A choice between high-minded drama or low farce
Were either Robinson or McGuinness to formally quit the stage then Villiers would be obliged to call elections
Peter Robinson: a deal in the coming weeks would certainly suit the First Minister and the DUP. Photograph: Stephen Davison
After Thursday’s befuddling excitement of Peter Robinson “standing aside” from his First Minister post to hand over to Arlene Foster in the political equivalent of a blood substitution, there is once again a temporary lull as the players find a second wind.
Whether Robinson comes back on the pitch again and allows Foster to stay solely in her field position of Minister of Finance, rather than doubling as acting First Minister, is down to whether the key parties are looking to a political solution or to an election.

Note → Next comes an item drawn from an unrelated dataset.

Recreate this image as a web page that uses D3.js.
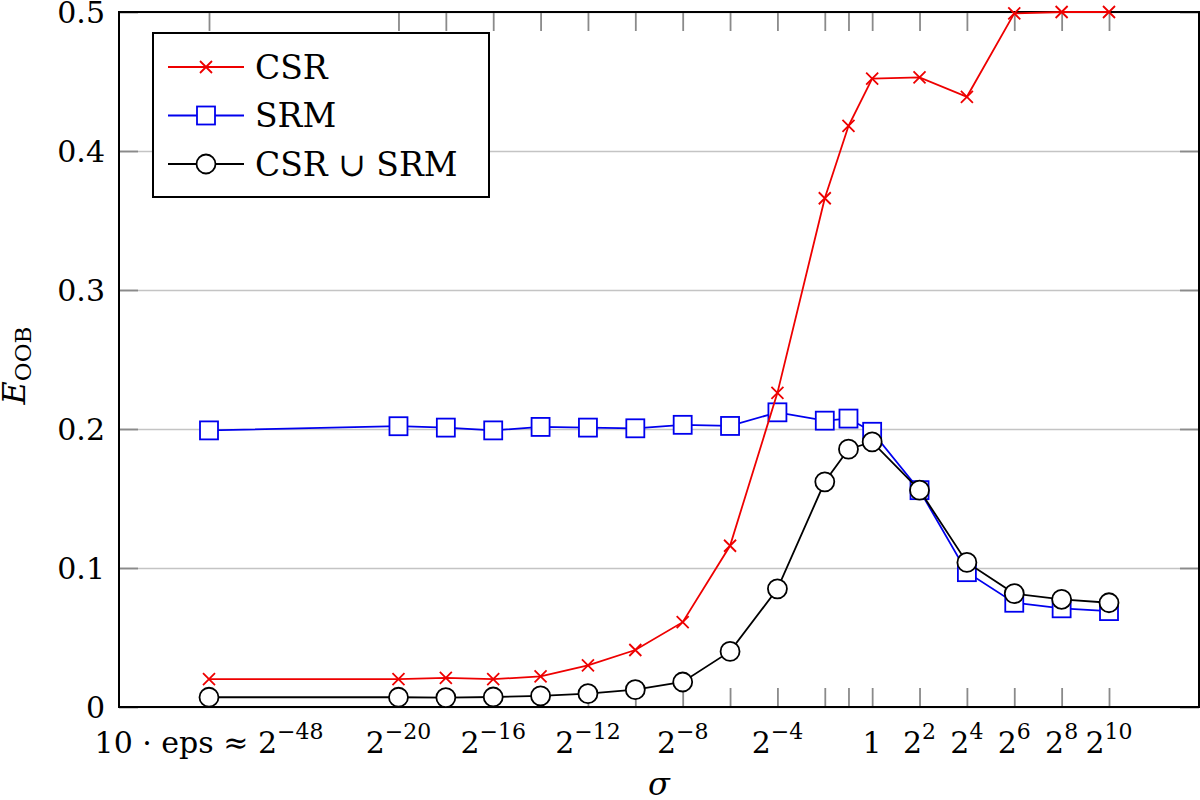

All the parties, of course, pledge that they want the former, but there is no doubt that they are also considering the latter.
Were either Robinson or Martin McGuinness to formally quit the game then Northern Secretary Theresa Villiers under current legislation would be obliged to call elections. McGuinness says Sinn Féin doesn’t particularly want elections, but if they come, well, bring them on.
And he’s probably right to be so blasé.
The police assessment that the IRA still exists and that some of its members were implicated in the murder of Belfast republican Kevin McGuigan, although without the sanction of the purported IRA leadership, triggered a political crisis, but it is unlikely to cause Sinn Féin much– or any – damage in an Assembly election.
There will be a cynical view that this is simply about Robinson and the DUP saving their electoral skins after Ulster Unionist Party leader Mike Nesbitt outflanked them by withdrawing his Minister, Danny Kennedy, from the Executive.
But that would be unfair to Robinson. He’s invested much in this enterprise – even suffering a heart attack earlier this year – and this almost certainly is about more than elections, but about his political legacy and a genuine desire to see both Stormont and Northern Ireland work.
There is also the question of, even in the event of either Robinson or McGuinness resigning, whether Villiers would actually call elections. She might argue that the horse should be put before the cart and demand that the politicians come up with a political settlement before an Assembly poll, because what would be the point of elections to a continuing crisis?
That would annoy Dublin, Sinn Féin, the SDLP, and possibly the UUP – who see a real opportunity here to get one over on the DUP – because it would be contrary to the 2006 St Andrews Agreement. But it is a move Villiers could take. She owes Robinson for jumping through all those hoops in what Traditional Unionist Voice leader Jim Allister has described as a “pantomime”.
Sinn Féin really is the Teflon party. It’s something of a political mystery that this crisis, based on the assessment of a chief constable and a range of other matters that we are all familiar with, haven’t damaged the party. But maybe there is a tipping point. Perhaps if Stormont does combust it might give some of the stability-craving Southern electorate pause about whether to risk their votes with Sinn Féin.
So, what Charlie Flanagan and Theresa Villiers hope happens next is that the two governments and the five parties start engaging in real, serious, intensive talks at Stormont House on Monday and in the coming weeks.
They are banking on politics switching from low farce to high-minded drama.